* **Work to complete**
Repeat everything from the first line of the listing below through the line that contains "glu_10_sd = [17, 20, 18, 15.5, 0, 14.5]", exactly. Leave out pictures.

******

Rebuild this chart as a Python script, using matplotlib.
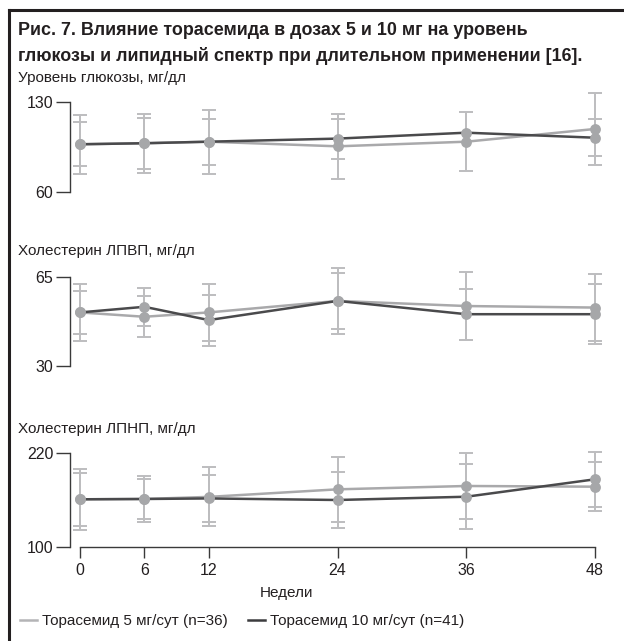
import numpy as np
import matplotlib
matplotlib.use('Agg')
import matplotlib.pyplot as plt
from matplotlib.lines import Line2D

plt.rcParams['font.family'] = ['Liberation Sans', 'DejaVu Sans']

W, H = 624, 641
TXT = '#231f20'
C_LIGHT = '#a9a9ab'
C_DARK = '#4a4a4c'
C_MARK = '#a6a7a9'
C_ERR = '#bdbdbf'

weeks = [0, 6, 12, 24, 36, 48]

# глюкоза, мг/дл
glu_5 = [97.1, 97.9, 99.1, 95.5, 99.1, 109.0]
glu_5_sd = [23, 23, 25, 25.5, 23, 28]
glu_10 = [97.1, 97.9, 99.1, 101.5, 106.1, 102.2]
glu_10_sd = [17, 20, 18, 15.5, 0, 14.5]

# ЛПВП, мг/дл
hdl_5 = [51.0, 49.3, 51.0, 55.5, 53.5, 52.9]
hdl_5_sd = [11, 8, 11, 13, 13.2, 13]
hdl_10 = [51.0, 53.2, 48.0, 55.5, 50.3, 50.3]
hdl_10_sd = [8.5, 7.5, 10, 11, 10, 11.7]

# ЛПНП, мг/дл
ldl_5 = [160.9, 161.3, 164.0, 173.7, 178.0, 177.1]
ldl_5_sd = [39, 30, 38, 42, 42, 31.6]
ldl_10 = [160.9, 161.3, 162.0, 160.0, 164.2, 186.6]
ldl_10_sd = [34, 25.5, 30, 36, 42, 35.5]

panels = [
    ('Уровень глюкозы, мг/дл', glu_5, glu_5_sd, glu_10, glu_10_sd, (60, 130)),
    ('Холестерин ЛПВП, мг/дл', hdl_5, hdl_5_sd, hdl_10, hdl_10_sd, (30, 65)),
    ('Холестерин ЛПНП, мг/дл', ldl_5, ldl_5_sd, ldl_10, ldl_10_sd, (100, 220)),
]
# (top px, bottom px, ylim) for each panel
boxes = [(89.1, 198.4, (55, 140)),
         (263.9, 373.7, (27, 70)),
         (449.4, 546.7, (100, 225))]
label_y = [78, 251, 429]

fig = plt.figure(figsize=(W / 100, H / 100), dpi=100)


def add_px_axes(left, top, right, bottom):
    return fig.add_axes([left / W, 1 - bottom / H, (right - left) / W, (bottom - top) / H])


for i, (title, m5, s5, m10, s10, (lo, hi)) in enumerate(panels):
    top, bottom, ylim = boxes[i]
    ax = add_px_axes(70, top, 605.8, bottom)
    ax.set_xlim(-0.932, 49)
    ax.set_ylim(*ylim)
    ax.patch.set_visible(False)

    for m, s in ((m5, s5), (m10, s10)):
        ax.errorbar(weeks, m, yerr=s, fmt='none', ecolor=C_ERR, elinewidth=1.4,
                    capsize=5, capthick=1.4, zorder=1, clip_on=False)
    ax.plot(weeks, m5, color=C_LIGHT, lw=1.8, zorder=2, solid_capstyle='round')
    ax.plot(weeks, m10, color=C_DARK, lw=1.8, zorder=2, solid_capstyle='round')
    ax.plot(weeks, m5, 'o', color=C_MARK, ms=7.8, mec='none', zorder=3)
    ax.plot(weeks, m10, 'o', color=C_MARK, ms=7.8, mec='none', zorder=3)

    for side in ('top', 'right'):
        ax.spines[side].set_visible(False)
    ax.spines['left'].set_bounds(lo, hi)
    ax.spines['left'].set_color('#3a3a3a')
    ax.spines['left'].set_linewidth(1.0)
    ax.set_yticks([lo, hi])
    ax.tick_params(axis='y', direction='out', length=10, width=1.0, pad=2,
                   labelsize=11.5, colors='#3a3a3a', labelcolor=TXT)

    if i < 2:
        ax.spines['bottom'].set_visible(False)
        ax.set_xticks([])
    else:
        ax.spines['bottom'].set_bounds(0, 48)
        ax.spines['bottom'].set_color('#3a3a3a')
        ax.spines['bottom'].set_linewidth(1.0)
        ax.set_xticks(weeks)
        ax.tick_params(axis='x', direction='out', length=8, width=1.0, pad=4,
                       labelsize=11.5, colors='#3a3a3a', labelcolor=TXT)

    fig.text(18 / W, 1 - label_y[i] / H, title, fontsize=11, color=TXT,
             ha='left', va='center')

fig.text(18 / W, 1 - 22 / H,
         'Рис. 7. Влияние торасемида в дозах 5 и 10 мг на уровень\n'
         'глюкозы и липидный спектр при длительном применении [16].',
         fontsize=12.9, fontweight='bold', color=TXT, ha='left', va='top',
         linespacing=1.55)

fig.text(286 / W, 1 - 593 / H, 'Недели', fontsize=11, color=TXT,
         ha='center', va='center')

handles = [Line2D([], [], color='#b4b4b6', lw=1.8),
           Line2D([], [], color='#3c3c3e', lw=1.8)]
fig.legend(handles, ['Торасемид 5 мг/сут (n=36)', 'Торасемид 10 мг/сут (n=41)'],
           loc='center left', bbox_to_anchor=(20 / W, 1 - 621 / H), ncol=2,
           frameon=False, fontsize=11, handlelength=1.1, handletextpad=0.35,
           columnspacing=1.3, borderpad=0, borderaxespad=0,
           labelcolor=TXT)

# рамка слева и сверху
fig.add_artist(Line2D([9 / W, 9 / W], [0, 1 - 10 / H], color=TXT, lw=2.2,
                      transform=fig.transFigure, solid_capstyle='projecting'))
fig.add_artist(Line2D([9 / W, 1], [1 - 10 / H, 1 - 10 / H], color=TXT, lw=2.2,
                      transform=fig.transFigure, solid_capstyle='projecting'))

fig.savefig('out.png', dpi=100)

******

* **Task answer**
Rebuild this chart as a Python script, using matplotlib.
import numpy as np
import matplotlib
matplotlib.use('Agg')
import matplotlib.pyplot as plt
from matplotlib.lines import Line2D

plt.rcParams['font.family'] = ['Liberation Sans', 'DejaVu Sans']

W, H = 624, 641
TXT = '#231f20'
C_LIGHT = '#a9a9ab'
C_DARK = '#4a4a4c'
C_MARK = '#a6a7a9'
C_ERR = '#bdbdbf'

weeks = [0, 6, 12, 24, 36, 48]

# глюкоза, мг/дл
glu_5 = [97.1, 97.9, 99.1, 95.5, 99.1, 109.0]
glu_5_sd = [23, 23, 25, 25.5, 23, 28]
glu_10 = [97.1, 97.9, 99.1, 101.5, 106.1, 102.2]
glu_10_sd = [17, 20, 18, 15.5, 0, 14.5]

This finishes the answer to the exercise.